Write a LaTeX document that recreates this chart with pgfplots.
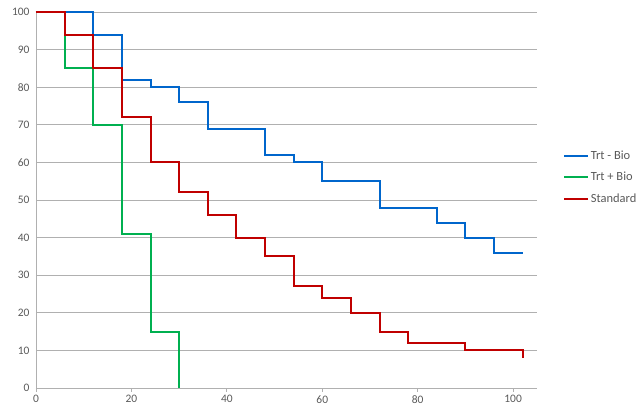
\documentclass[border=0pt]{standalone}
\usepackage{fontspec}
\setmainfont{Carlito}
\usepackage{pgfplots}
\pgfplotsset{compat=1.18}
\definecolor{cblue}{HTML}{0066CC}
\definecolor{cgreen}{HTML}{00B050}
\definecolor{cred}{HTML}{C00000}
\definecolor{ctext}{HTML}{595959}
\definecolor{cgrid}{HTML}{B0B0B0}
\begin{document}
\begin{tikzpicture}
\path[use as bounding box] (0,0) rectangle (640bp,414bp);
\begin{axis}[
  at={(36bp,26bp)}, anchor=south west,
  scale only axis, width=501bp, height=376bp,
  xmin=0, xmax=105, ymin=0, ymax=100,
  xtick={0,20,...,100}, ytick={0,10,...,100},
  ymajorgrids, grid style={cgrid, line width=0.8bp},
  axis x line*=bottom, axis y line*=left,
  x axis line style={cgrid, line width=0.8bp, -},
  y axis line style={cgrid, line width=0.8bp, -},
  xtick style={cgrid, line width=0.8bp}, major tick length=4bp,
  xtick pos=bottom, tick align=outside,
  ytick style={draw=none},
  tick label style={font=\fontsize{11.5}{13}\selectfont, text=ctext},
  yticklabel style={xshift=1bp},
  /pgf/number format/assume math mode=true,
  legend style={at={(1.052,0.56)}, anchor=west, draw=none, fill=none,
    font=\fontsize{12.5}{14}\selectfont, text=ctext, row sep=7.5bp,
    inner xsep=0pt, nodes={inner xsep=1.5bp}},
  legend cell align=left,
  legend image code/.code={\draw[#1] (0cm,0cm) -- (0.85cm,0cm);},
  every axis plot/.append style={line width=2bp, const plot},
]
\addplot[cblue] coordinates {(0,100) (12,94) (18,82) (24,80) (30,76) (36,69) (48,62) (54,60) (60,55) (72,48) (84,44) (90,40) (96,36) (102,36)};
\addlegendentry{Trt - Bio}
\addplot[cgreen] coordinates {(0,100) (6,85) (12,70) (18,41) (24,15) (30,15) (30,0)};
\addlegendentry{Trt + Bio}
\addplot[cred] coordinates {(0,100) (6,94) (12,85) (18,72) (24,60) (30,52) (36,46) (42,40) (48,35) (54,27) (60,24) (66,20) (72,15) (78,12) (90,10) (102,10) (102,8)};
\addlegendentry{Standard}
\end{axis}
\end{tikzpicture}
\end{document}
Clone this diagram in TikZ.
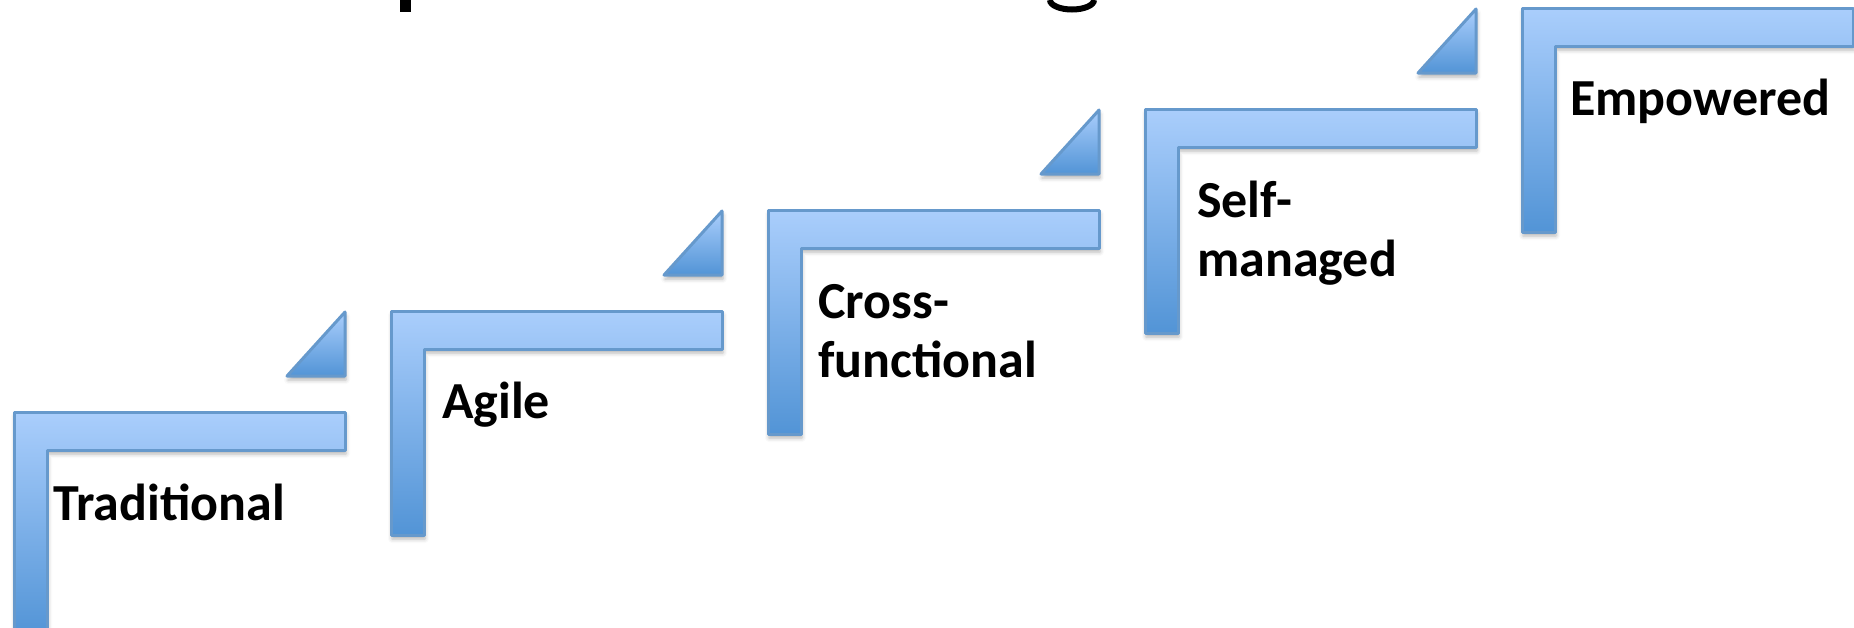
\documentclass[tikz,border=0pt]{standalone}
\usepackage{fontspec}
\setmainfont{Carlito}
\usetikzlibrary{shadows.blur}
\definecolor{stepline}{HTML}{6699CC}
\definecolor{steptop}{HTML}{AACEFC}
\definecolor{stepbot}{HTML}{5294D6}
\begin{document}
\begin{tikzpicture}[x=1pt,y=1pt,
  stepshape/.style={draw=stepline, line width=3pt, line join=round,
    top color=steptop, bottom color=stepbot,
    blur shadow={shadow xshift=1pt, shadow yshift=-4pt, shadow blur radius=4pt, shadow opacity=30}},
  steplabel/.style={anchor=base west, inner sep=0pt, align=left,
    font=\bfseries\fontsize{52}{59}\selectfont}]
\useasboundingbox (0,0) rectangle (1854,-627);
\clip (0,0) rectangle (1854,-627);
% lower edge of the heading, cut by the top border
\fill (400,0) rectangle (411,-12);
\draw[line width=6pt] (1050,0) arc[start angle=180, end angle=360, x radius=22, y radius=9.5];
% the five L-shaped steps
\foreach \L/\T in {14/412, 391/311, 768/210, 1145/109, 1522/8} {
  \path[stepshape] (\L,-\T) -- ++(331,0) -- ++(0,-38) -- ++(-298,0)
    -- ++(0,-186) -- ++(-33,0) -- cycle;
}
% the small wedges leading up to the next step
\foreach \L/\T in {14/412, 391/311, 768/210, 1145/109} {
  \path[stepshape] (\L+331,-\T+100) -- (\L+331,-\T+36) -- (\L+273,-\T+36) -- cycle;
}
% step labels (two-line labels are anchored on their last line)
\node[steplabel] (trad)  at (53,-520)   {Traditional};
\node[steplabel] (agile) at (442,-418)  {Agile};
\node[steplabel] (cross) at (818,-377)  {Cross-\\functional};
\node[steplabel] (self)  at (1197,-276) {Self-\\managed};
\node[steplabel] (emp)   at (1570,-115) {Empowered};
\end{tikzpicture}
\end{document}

> _Goal of the exercise_:
Images in the records should not be copied. Repeat all the rest exactly.

> _Exercise answer_:
Write a LaTeX document that recreates this chart with pgfplots.
\documentclass[border=0pt]{standalone}
\usepackage{fontspec}
\setmainfont{Carlito}
\usepackage{pgfplots}
\pgfplotsset{compat=1.18}
\definecolor{cblue}{HTML}{0066CC}
\definecolor{cgreen}{HTML}{00B050}
\definecolor{cred}{HTML}{C00000}
\definecolor{ctext}{HTML}{595959}
\definecolor{cgrid}{HTML}{B0B0B0}
\begin{document}
\begin{tikzpicture}
\path[use as bounding box] (0,0) rectangle (640bp,414bp);
\begin{axis}[
  at={(36bp,26bp)}, anchor=south west,
  scale only axis, width=501bp, height=376bp,
  xmin=0, xmax=105, ymin=0, ymax=100,
  xtick={0,20,...,100}, ytick={0,10,...,100},
  ymajorgrids, grid style={cgrid, line width=0.8bp},
  axis x line*=bottom, axis y line*=left,
  x axis line style={cgrid, line width=0.8bp, -},
  y axis line style={cgrid, line width=0.8bp, -},
  xtick style={cgrid, line width=0.8bp}, major tick length=4bp,
  xtick pos=bottom, tick align=outside,
  ytick style={draw=none},
  tick label style={font=\fontsize{11.5}{13}\selectfont, text=ctext},
  yticklabel style={xshift=1bp},
  /pgf/number format/assume math mode=true,
  legend style={at={(1.052,0.56)}, anchor=west, draw=none, fill=none,
    font=\fontsize{12.5}{14}\selectfont, text=ctext, row sep=7.5bp,
    inner xsep=0pt, nodes={inner xsep=1.5bp}},
  legend cell align=left,
  legend image code/.code={\draw[#1] (0cm,0cm) -- (0.85cm,0cm);},
  every axis plot/.append style={line width=2bp, const plot},
]
\addplot[cblue] coordinates {(0,100) (12,94) (18,82) (24,80) (30,76) (36,69) (48,62) (54,60) (60,55) (72,48) (84,44) (90,40) (96,36) (102,36)};
\addlegendentry{Trt - Bio}
\addplot[cgreen] coordinates {(0,100) (6,85) (12,70) (18,41) (24,15) (30,15) (30,0)};
\addlegendentry{Trt + Bio}
\addplot[cred] coordinates {(0,100) (6,94) (12,85) (18,72) (24,60) (30,52) (36,46) (42,40) (48,35) (54,27) (60,24) (66,20) (72,15) (78,12) (90,10) (102,10) (102,8)};
\addlegendentry{Standard}
\end{axis}
\end{tikzpicture}
\end{document}
Clone this diagram in TikZ.
\documentclass[tikz,border=0pt]{standalone}
\usepackage{fontspec}
\setmainfont{Carlito}
\usetikzlibrary{shadows.blur}
\definecolor{stepline}{HTML}{6699CC}
\definecolor{steptop}{HTML}{AACEFC}
\definecolor{stepbot}{HTML}{5294D6}
\begin{document}
\begin{tikzpicture}[x=1pt,y=1pt,
  stepshape/.style={draw=stepline, line width=3pt, line join=round,
    top color=steptop, bottom color=stepbot,
    blur shadow={shadow xshift=1pt, shadow yshift=-4pt, shadow blur radius=4pt, shadow opacity=30}},
  steplabel/.style={anchor=base west, inner sep=0pt, align=left,
    font=\bfseries\fontsize{52}{59}\selectfont}]
\useasboundingbox (0,0) rectangle (1854,-627);
\clip (0,0) rectangle (1854,-627);
% lower edge of the heading, cut by the top border
\fill (400,0) rectangle (411,-12);
\draw[line width=6pt] (1050,0) arc[start angle=180, end angle=360, x radius=22, y radius=9.5];
% the five L-shaped steps
\foreach \L/\T in {14/412, 391/311, 768/210, 1145/109, 1522/8} {
  \path[stepshape] (\L,-\T) -- ++(331,0) -- ++(0,-38) -- ++(-298,0)
    -- ++(0,-186) -- ++(-33,0) -- cycle;
}
% the small wedges leading up to the next step
\foreach \L/\T in {14/412, 391/311, 768/210, 1145/109} {
  \path[stepshape] (\L+331,-\T+100) -- (\L+331,-\T+36) -- (\L+273,-\T+36) -- cycle;
}
% step labels (two-line labels are anchored on their last line)
\node[steplabel] (trad)  at (53,-520)   {Traditional};
\node[steplabel] (agile) at (442,-418)  {Agile};
\node[steplabel] (cross) at (818,-377)  {Cross-\\functional};
\node[steplabel] (self)  at (1197,-276) {Self-\\managed};
\node[steplabel] (emp)   at (1570,-115) {Empowered};
\end{tikzpicture}
\end{document}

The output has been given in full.